By MEE staff Relatives and colleagues mourn at the funeral of Palestinian journalist Hossam Shabat, an Al Jazeera Mubasher correspondent, and Mohammad Mansour, a Palestine Today correspondent, in Beit Lahia in the northern Gaza Strip, on 24 March 2025 (Bashar Taleb / AFP)
Israel’s war on Gaza has been the “worst ever conflict” for journalists, with at least 208 Palestinian media workers killed since October 2023, according to a report by the Watson Institute for International and Public Affairs.
The report, titled News Graveyards: How Dangers to War Reporters Endanger the World, said the Israeli assault on the Gaza Strip since October 2023 had “killed more journalists than the US Civil War, World Wars I and II, the Korean War, the Vietnam War (including the conflicts in Cambodia and Laos), the wars in Yugoslavia in the 1990s and 2000s, and the post-9/11 war in Afghanistan, combined.”
“In 2023, a journalist or media worker was, on average, killed or murdered every four days. In 2024, it was once every three days,” said the report.

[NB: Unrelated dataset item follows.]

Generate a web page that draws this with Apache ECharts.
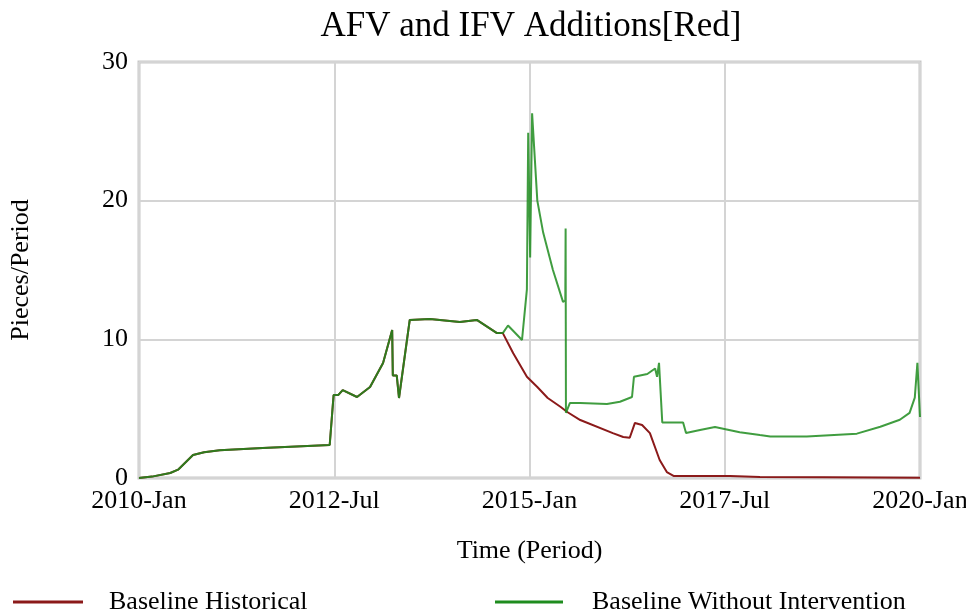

“Most reporters harmed or killed, as is the case in Gaza, are local journalists.”
Just last week, Mohammad Mansour, a correspondent for Palestine Today, and Hossam Shabat, a journalist for Al Jazeera Mubasher, were killed by Israel in two separate attacks.
The Government Media Office in the Gaza Strip said it condemned “in the strongest terms the targeting, killing and assassination of Palestinian journalists by the Israeli occupation”.
Shabat is the latest Al Jazeera journalist to be killed in Israel’s war, joining Samer Abu Daqqa, Hamza al-Dahdouh, Ismail al-Ghoul and Ahmed al-Louh.
“Al Jazeera affirms its commitment to pursue all legal measures to prosecute the perpetrators of these crimes against journalists,” the network said on Monday.
It said that it renewed its commitment to covering events in Gaza “despite the ongoing targeting and harassment” faced by its journalists.
Israel’s military admitted to killing Shabat, accusing him of being “a terrorist” who it had now “eliminated”.
The Watson Institute report also cited the conflict in Syria, which saw hundreds of journalists and media workers killed at the hands of the government and armed groups.
According to the Syrian Network for Human Rights, 700 journalists and media activists were killed in Syria over 10 years.
The Watson Institute report warned that the threat against journalists in war zones across the world was not only putting individuals at risk, but impaired news coverage and the “worldwide information ecosystem.”
“The decreasing number of experienced foreign correspondents in conflict zones, due to long term shifts in the global news industry that have led to the de-prioritization of international news coverage and the closure of foreign news bureaus, has likewise crippled critical knowledge and helped facilitate the creation of news graveyards,” said the report.